Sitting at Rugby Australia headquarters in Sydney on Tuesday, the 26-year-old joined from rugby league club Parramatta Eels after 133 appearances in the NRL, flanked by RA boss Phil Waugh, director of high-performance Peter Horne, and Western Force CEO Niamh O'Connor. The room was packed. Television cameras lined the back. This was Lomax's moment to silence the critics and reset the narrative.
But when a journalist posed what amounted to a straightforward question in open space with no one in defence, Lomax fumbled. Having initially been granted a release to pursue a deal with breakaway union competition R360, when that competition was postponed, he attempted to secure a return to the NRL with Melbourne Storm, a move which was blocked by the Eels. Parramatta took legal action and argued that Lomax had agreed he would not join another NRL club without their permission as part of the deal which was struck to release him. That dispute raged on for weeks and was escalated up into the Supreme Court of New South Wales before an out-of-court settlement was eventually agreed. The question came straight out of this messy history: given he hadn't fulfilled his past two NRL contracts, could he give rugby fans an assurance that if things went badly in Western Australia, he wouldn't walk out on the code?

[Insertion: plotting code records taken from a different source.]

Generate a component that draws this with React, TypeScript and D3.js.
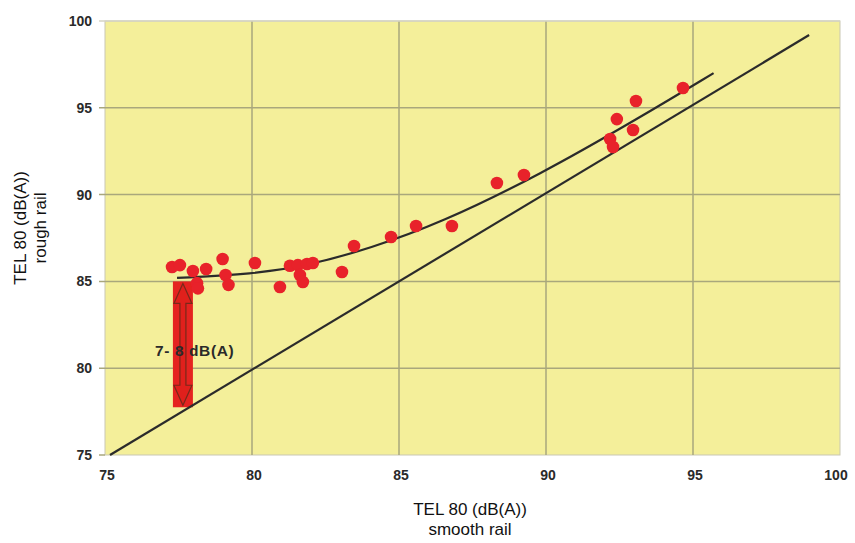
import React, { useRef, useEffect } from 'react';
import * as d3 from 'd3';

// measured points: TEL 80 smooth rail (x) vs rough rail (y)
const smoothRail = [
  77.28, 77.55, 77.99, 78.44, 79.0, 79.1, 79.2, 78.13, 78.16, 80.1,
  80.95, 81.29, 81.56, 81.63, 81.73, 81.87, 82.07, 83.06, 83.47, 84.73,
  85.58, 86.8, 88.33, 89.25, 94.66, 93.06, 92.41, 92.96, 92.18, 92.28,
];
const roughRail = [
  85.83, 85.94, 85.6, 85.71, 86.29, 85.37, 84.8, 84.9, 84.6, 86.06,
  84.68, 85.9, 85.94, 85.37, 84.97, 86.0, 86.06, 85.54, 87.04, 87.56,
  88.19, 88.19, 90.67, 91.13, 96.14, 95.39, 94.35, 93.72, 93.2, 92.74,
];

// fitted curve through rough rail values
const fitX = [77.45, 80.0, 82.0, 84.0, 86.4, 89.8, 93.2, 95.7];
const fitY = [85.2, 85.4, 85.95, 86.9, 88.35, 91.15, 94.45, 97.0];

// reference line (rough = smooth)
const refX = [75.17, 98.95];
const refY = [75.0, 99.19];

// level difference marker
const gapX = 77.65;
const gapTop = 85.0;
const gapBottom = 77.75;
const gapLabel = '7- 8 dB(A)';

const ticks = [75, 80, 85, 90, 95, 100];

export default function App() {
  const svgRef = useRef<SVGSVGElement>(null);

  useEffect(() => {
    const width = 855;
    const height = 543;
    const left = 105, right = 840, top = 21, bottom = 455;

    const svg = d3.select(svgRef.current);
    svg.selectAll('*').remove();

    const x = d3.scaleLinear().domain([75, 100]).range([left, right]);
    const y = d3.scaleLinear().domain([75, 100]).range([bottom, top]);

    // plot background
    svg.append('rect')
      .attr('x', left).attr('y', top)
      .attr('width', right - left).attr('height', bottom - top)
      .attr('fill', '#F4EF9A')
      .attr('stroke', '#C9C7B4')
      .attr('stroke-width', 1);

    // grid
    const grid = svg.append('g');
    ticks.forEach(t => {
      if (t > 75 && t < 100) {
        grid.append('line')
          .attr('x1', x(t)).attr('x2', x(t))
          .attr('y1', top).attr('y2', bottom)
          .attr('stroke', '#A9A77C').attr('stroke-width', 1.5);
      }
      if (t > 75) {
        grid.append('line')
          .attr('x1', left - 6).attr('x2', right)
          .attr('y1', y(t)).attr('y2', y(t))
          .attr('stroke', t === 100 ? '#D6D4C4' : '#A9A77C').attr('stroke-width', 1.5);
      }
    });
    svg.append('line')
      .attr('x1', left - 6).attr('x2', left)
      .attr('y1', bottom).attr('y2', bottom)
      .attr('stroke', '#A9A77C').attr('stroke-width', 1.5);

    // tick labels
    const lab = svg.append('g')
      .style('font-family', 'Arial, "Liberation Sans", sans-serif')
      .style('font-weight', 'bold')
      .style('font-size', '14px')
      .attr('fill', '#2A2A2A');
    ticks.forEach(t => {
      lab.append('text')
        .attr('x', left - 13).attr('y', y(t))
        .attr('dy', '0.35em')
        .attr('text-anchor', 'end')
        .text(t);
      lab.append('text')
        .attr('x', t === 100 ? x(t) - 4 : x(t) + 2).attr('y', bottom + 25)
        .attr('text-anchor', 'middle')
        .text(t);
    });

    // axis titles
    const titles = svg.append('g')
      .style('font-family', 'Arial, "Liberation Sans", sans-serif')
      .style('font-size', '17px')
      .attr('fill', '#111');
    titles.append('text').attr('x', 470).attr('y', 515).attr('text-anchor', 'middle').text('TEL 80 (dB(A))');
    titles.append('text').attr('x', 470).attr('y', 535).attr('text-anchor', 'middle').text('smooth rail');
    titles.append('text')
      .attr('transform', 'translate(26,228) rotate(-90)')
      .attr('text-anchor', 'middle').text('TEL 80 (dB(A))');
    titles.append('text')
      .attr('transform', 'translate(46,228) rotate(-90)')
      .attr('text-anchor', 'middle').text('rough rail');

    // red gap bar with double arrow
    const bx = x(gapX);
    const by1 = y(gapTop);
    const by2 = y(gapBottom);
    svg.append('rect')
      .attr('x', bx - 10).attr('y', by1)
      .attr('width', 20).attr('height', by2 - by1)
      .attr('fill', '#E52320');
    const head = 22;
    const arrow = d3.path();
    arrow.moveTo(bx, by1 + 2);
    arrow.lineTo(bx + 9, by1 + head);
    arrow.lineTo(bx + 3, by1 + head);
    arrow.lineTo(bx + 3, by2 - head);
    arrow.lineTo(bx + 9, by2 - head);
    arrow.lineTo(bx, by2 - 2);
    arrow.lineTo(bx - 9, by2 - head);
    arrow.lineTo(bx - 3, by2 - head);
    arrow.lineTo(bx - 3, by1 + head);
    arrow.lineTo(bx - 9, by1 + head);
    arrow.closePath();
    svg.append('path')
      .attr('d', arrow.toString())
      .attr('fill', '#E0201C')
      .attr('stroke', '#6E2A1A')
      .attr('stroke-width', 1.2)
      .attr('opacity', 0.9);

    // reference line
    const line = d3.line<number>()
      .x((d, i) => x(refX[i]))
      .y(d => y(d));
    svg.append('path')
      .datum(refY)
      .attr('d', line)
      .attr('fill', 'none')
      .attr('stroke', '#2B2B2B')
      .attr('stroke-width', 2.2);

    // fitted curve
    const curve = d3.line<number>()
      .x((d, i) => x(fitX[i]))
      .y(d => y(d))
      .curve(d3.curveBasis);
    svg.append('path')
      .datum(fitY)
      .attr('d', curve)
      .attr('fill', 'none')
      .attr('stroke', '#2B2B2B')
      .attr('stroke-width', 2.2);

    // points
    svg.append('g')
      .selectAll('circle')
      .data(smoothRail)
      .join('circle')
      .attr('cx', d => x(d))
      .attr('cy', (d, i) => y(roughRail[i]))
      .attr('r', 6.3)
      .attr('fill', '#E8222A');

    // gap label
    svg.append('text')
      .attr('x', 155).attr('y', 356)
      .style('font-family', 'Arial, "Liberation Sans", sans-serif')
      .style('font-weight', 'bold')
      .style('font-size', '15.5px')
      .style('letter-spacing', '0.6px')
      .attr('fill', '#2A2A2A')
      .text(gapLabel);

    svg.attr('width', width).attr('height', height);
  }, []);

  return (
    <svg
      ref={svgRef}
      width={855}
      height={543}
      style={{ position: 'absolute', left: 0, top: 0, background: '#fff' }}
    />
  );
}
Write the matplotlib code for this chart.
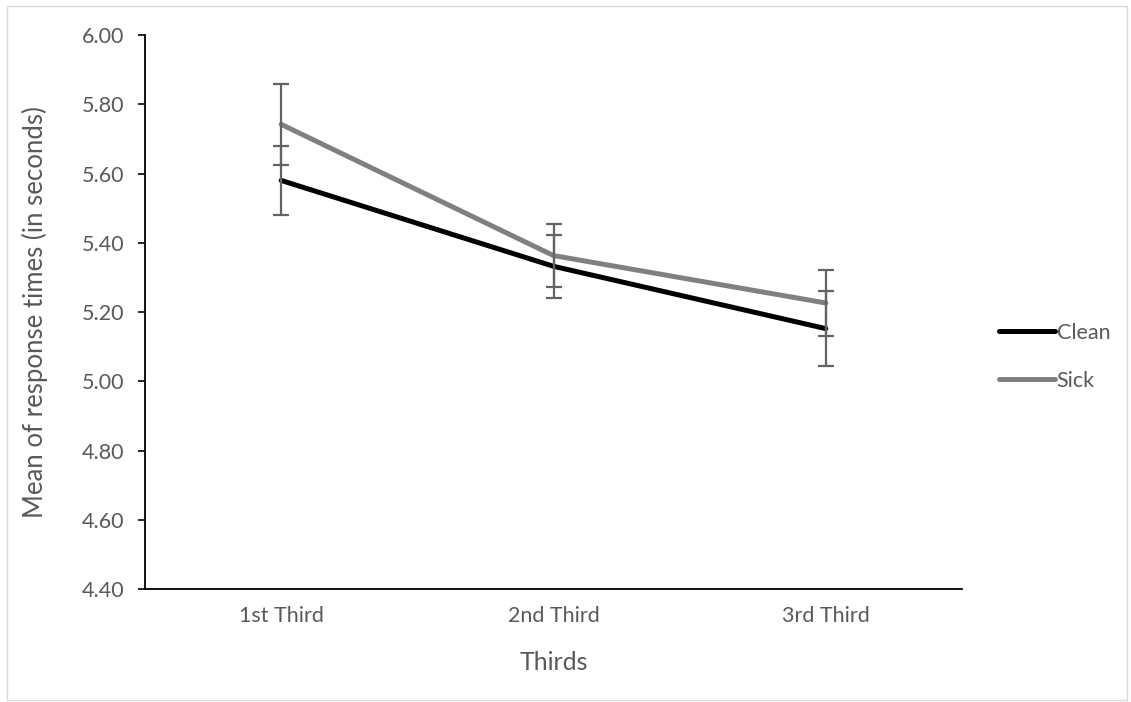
import matplotlib
matplotlib.use("Agg")
import matplotlib.pyplot as plt
from matplotlib.patches import Rectangle
from matplotlib.lines import Line2D

categories = ["1st Third", "2nd Third", "3rd Third"]
clean_means = [5.58, 5.332, 5.152]
clean_err = [0.10, 0.091, 0.108]
sick_means = [5.742, 5.363, 5.226]
sick_err = [0.117, 0.09, 0.094]
yticks = [4.40, 4.60, 4.80, 5.00, 5.20, 5.40, 5.60, 5.80, 6.00]

plt.rcParams['font.family'] = ['Lato', 'DejaVu Sans']
txt = '#595959'

fig = plt.figure(figsize=(11.31, 7.02), dpi=100)
W, H = 1131, 702
left, right, top, bottom = 145, 962, 35, 589
ax = fig.add_axes([left / W, 1 - bottom / H, (right - left) / W, (bottom - top) / H])

x = list(range(len(categories)))
ax.plot(x, clean_means, color='black', lw=3.6, solid_capstyle='round', zorder=3, label='Clean')
ax.plot(x, sick_means, color='#808080', lw=3.6, solid_capstyle='round', zorder=3, label='Sick')
ax.errorbar(x, clean_means, yerr=clean_err, fmt='none', ecolor='#636363', elinewidth=1.6,
            capsize=6, capthick=1.6, zorder=4)
ax.errorbar(x, sick_means, yerr=sick_err, fmt='none', ecolor='#636363', elinewidth=1.6,
            capsize=6, capthick=1.6, zorder=4)

ax.set_xlim(-0.5, 2.5)
ax.set_ylim(4.40, 6.00)
ax.set_yticks(yticks)
ax.set_yticklabels([f"{v:.2f}" for v in yticks], fontsize=15.5, color=txt)
ax.set_xticks(x)
ax.set_xticklabels(categories, fontsize=15.5, color=txt)
ax.tick_params(axis='x', length=0, pad=12)
ax.tick_params(axis='y', length=5, width=1.2, color='black', direction='out', pad=10)

for s in ['top', 'right']:
    ax.spines[s].set_visible(False)
for s in ['left', 'bottom']:
    ax.spines[s].set_color('black')
    ax.spines[s].set_linewidth(1.3)

ax.set_xlabel("Thirds", fontsize=18, color=txt, labelpad=18)
ax.set_ylabel("Mean of response times (in seconds)", fontsize=18.5, color=txt, labelpad=24)

handles = [Line2D([], [], color='black', lw=3.6, solid_capstyle='round'),
           Line2D([], [], color='#808080', lw=3.6, solid_capstyle='round')]
fig.legend(handles, ['Clean', 'Sick'], loc='center left', bbox_to_anchor=(990 / W, 1 - 357 / H),
           frameon=False, fontsize=15.5, labelcolor=txt, handlelength=2.6, handletextpad=0.1,
           labelspacing=1.3, borderaxespad=0)

fig.patches.append(Rectangle((7 / W, 1 - 700 / H), (1127 - 7) / W, (700 - 6) / H,
                             transform=fig.transFigure, fill=False, edgecolor='#d9d9d9', lw=1))

fig.savefig("out.png", dpi=100)
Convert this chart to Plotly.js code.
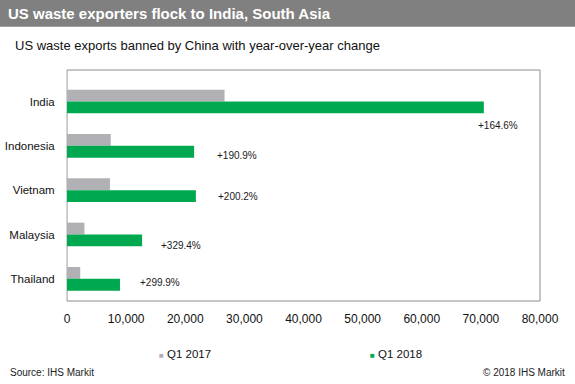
<!DOCTYPE html>
<html>
<head>
<meta charset="utf-8">
<script src="https://cdn.plot.ly/plotly-3.0.1.min.js"></script>
<style>html,body{margin:0;padding:0;background:#fff;}#chart{width:575px;height:384px;}</style>
</head>
<body>
<div id="chart"></div>
<script>
// ---- data ----
var countries = ["India", "Indonesia", "Vietnam", "Malaysia", "Thailand"];
var q1_2017 = [26650, 7400, 7270, 2950, 2240];
var q1_2018 = [70500, 21500, 21800, 12700, 8960];
var changeLabels = ["+164.6%", "+190.9%", "+200.2%", "+329.4%", "+299.9%"];
var seriesNames = ["Q1 2017", "Q1 2018"];
var xTickVals = [0, 10000, 20000, 30000, 40000, 50000, 60000, 70000, 80000];
var xTickText = ["0", "10,000", "20,000", "30,000", "40,000", "50,000", "60,000", "70,000", "80,000"];
var chartTitle = "US waste exporters flock to India, South Asia";
var chartSubtitle = "US waste exports banned by China with year-over-year change";
var sourceText = "Source: IHS Markit";
var copyrightText = "© 2018 IHS Markit";

// ---- style / layout ----
var W = 575, H = 384, ML = 67, MR = 35, MT = 70, MB = 83;
var FONT = "Liberation Sans, Arial, sans-serif";
var GRAY = "#b1b1b5", GREEN = "#00a950";
// label nudges in pixels (placement only)
var labelDx = [-8, 21, 20, 17, 18];
var labelDy = [-24, -10, -6, -11, -4];

function py(p) { return (H - MB - p) / (H - MT - MB); }
function px(p) { return (p - ML) / (W - ML - MR); }

var traces = [
  {type: "bar", orientation: "h", name: seriesNames[0], y: countries, x: q1_2017,
   marker: {color: GRAY}, hoverinfo: "x+name"},
  {type: "bar", orientation: "h", name: seriesNames[1], y: countries, x: q1_2018,
   marker: {color: GREEN}, hoverinfo: "x+name"}
];

var annotations = [];
for (var i = 0; i < countries.length; i++) {
  annotations.push({
    x: q1_2018[i], y: countries[i], xref: "x", yref: "y",
    text: changeLabels[i], showarrow: false, xanchor: "left", yanchor: "middle",
    xshift: labelDx[i], yshift: labelDy[i],
    font: {family: FONT, size: 10, color: "#1a1a1a"}
  });
}
annotations.push({
  xref: "paper", yref: "paper", x: px(13), y: py(45), xanchor: "left", yanchor: "middle",
  text: chartSubtitle, showarrow: false, font: {family: FONT, size: 13, color: "#111"}
});
// legend entries
var legendX = [157, 368];
var legendColors = [GRAY, GREEN];
for (var k = 0; k < 2; k++) {
  annotations.push({
    xref: "paper", yref: "paper", x: px(legendX[k]), y: py(353.5), xanchor: "left", yanchor: "middle",
    text: "<span style='color:" + legendColors[k] + ";font-size:8px'>■</span> " + seriesNames[k],
    showarrow: false, font: {family: FONT, size: 11.5, color: "#111"}
  });
}
annotations.push({
  xref: "paper", yref: "paper", x: px(8), y: py(372.5), xanchor: "left", yanchor: "middle",
  text: sourceText, showarrow: false, font: {family: FONT, size: 10, color: "#222"}
});
annotations.push({
  xref: "paper", yref: "paper", x: px(567), y: py(372.5), xanchor: "right", yanchor: "middle",
  text: copyrightText, showarrow: false, font: {family: FONT, size: 10, color: "#222"}
});

var layout = {
  width: W, height: H,
  margin: {l: ML, r: MR, t: MT, b: MB, pad: 0},
  paper_bgcolor: "#fff", plot_bgcolor: "#fff",
  showlegend: false,
  barmode: "group", bargap: 0.465, bargroupgap: 0,
  title: {
    text: "<b>" + chartTitle + "</b>",
    font: {family: FONT, size: 15, color: "#fff"},
    xref: "container", yref: "container", x: 8 / W, xanchor: "left",
    y: 1 - 14 / H, yanchor: "middle"
  },
  xaxis: {
    range: [0, 80000], tickvals: xTickVals, ticktext: xTickText,
    showgrid: false, zeroline: false, showline: false,
    ticks: "outside", ticklen: 7, tickcolor: "rgba(0,0,0,0)",
    tickfont: {family: FONT, size: 12, color: "#111"}, fixedrange: true
  },
  yaxis: {
    categoryorder: "array", categoryarray: countries, autorange: "reversed",
    showgrid: false, zeroline: false, showline: true, linecolor: "#d4d4d4", linewidth: 1,
    ticks: "outside", ticklen: 9, tickcolor: "rgba(0,0,0,0)",
    tickfont: {family: FONT, size: 11.5, color: "#111"}, fixedrange: true
  },
  shapes: [
    {type: "rect", xref: "paper", yref: "paper", x0: px(-5), x1: px(W + 5), y0: py(26.7), y1: py(-5),
     fillcolor: "#808080", line: {width: 0}, layer: "below"},
    {type: "rect", xref: "paper", yref: "paper", x0: 0, x1: 1, y0: 0, y1: 1,
     fillcolor: "rgba(0,0,0,0)", line: {color: "#8e8e8e", width: 1}, layer: "below"}
  ],
  annotations: annotations
};

Plotly.newPlot("chart", traces, layout, {displayModeBar: false, staticPlot: true});
</script>
</body>
</html>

"That was the decision I made and I stick by it," Lomax replied, before launching into a rambling answer about the faith shown in him and his family's imminent move. A simple "I won't be breaking my contract" would have sufficed. Even "I'm committed until the end of 2027" would have done the job. Instead, Lomax stayed married to his script, dodging where he could and saying as little as possible. After being in pre-season limbo, unsure where his 2026 playing future lay, Lomax revealed he had barely been able to train. "To be fair, I've just been doing a lot of kick-catch with my family and my partner, so not a whole heap," he said.
Having last played rugby in primary school, the 26-year-old is realistic about his place in the pecking order ahead of his potential Super Rugby Pacific debut for the Western Force. "It's a mountain that I'm at the bottom of and I really want to climb and become the best rugby union player that I possibly can," Lomax told a packed press room at Rugby Australia headquarters in Sydney. The self-awareness was refreshing. The evasiveness that preceded it was not.
When asked about his initial pursuit of a deal with breakaway union competition R360, Lomax tried to have it both ways, arguing that he had wanted out of Parramatta to join R360, albeit for significantly more money than the Western Force deal offers. The implication: he was forced into rugby union by circumstance, not drawn to it by genuine desire. That narrative sits uncomfortably alongside his public statements about the Wallabies dream and the challenge of the 15-a-side game.
There were lighter moments. Lomax credited Wallabies prop Angus Bell for guiding his push towards moving to rugby union. He revealed he'd sought advice from Sonny Bill Williams, a genuine code-switcher who knows the terrain. Yet every time he had a chance to move beyond corporate speak and connect genuinely with the room, he retreated.
The old Lomax—the one who created genuine uncertainty about his next move, who fought in court, who spent weeks in limbo—loomed over the press conference. The former NSW State of Origin winger insisted he has no regrets and stands by all his career calls, saying "It's my decisions and they're the ones that I've made and it's one that I stick by." Fair enough. But for a player entering a new code at age 26, trying to convince a sceptical rugby audience he's serious, Tuesday's performance felt like a missed opportunity.
Lomax is set to be available for the Force's Round Seven match against the Chiefs on March 28 after their bye. By then, the scripts can come down. On the paddock, evasiveness won't work. Rugby tests character in ways a press conference cannot.
For Lomax, everything now depends on what happens when he pulls on the Force jersey for the first time.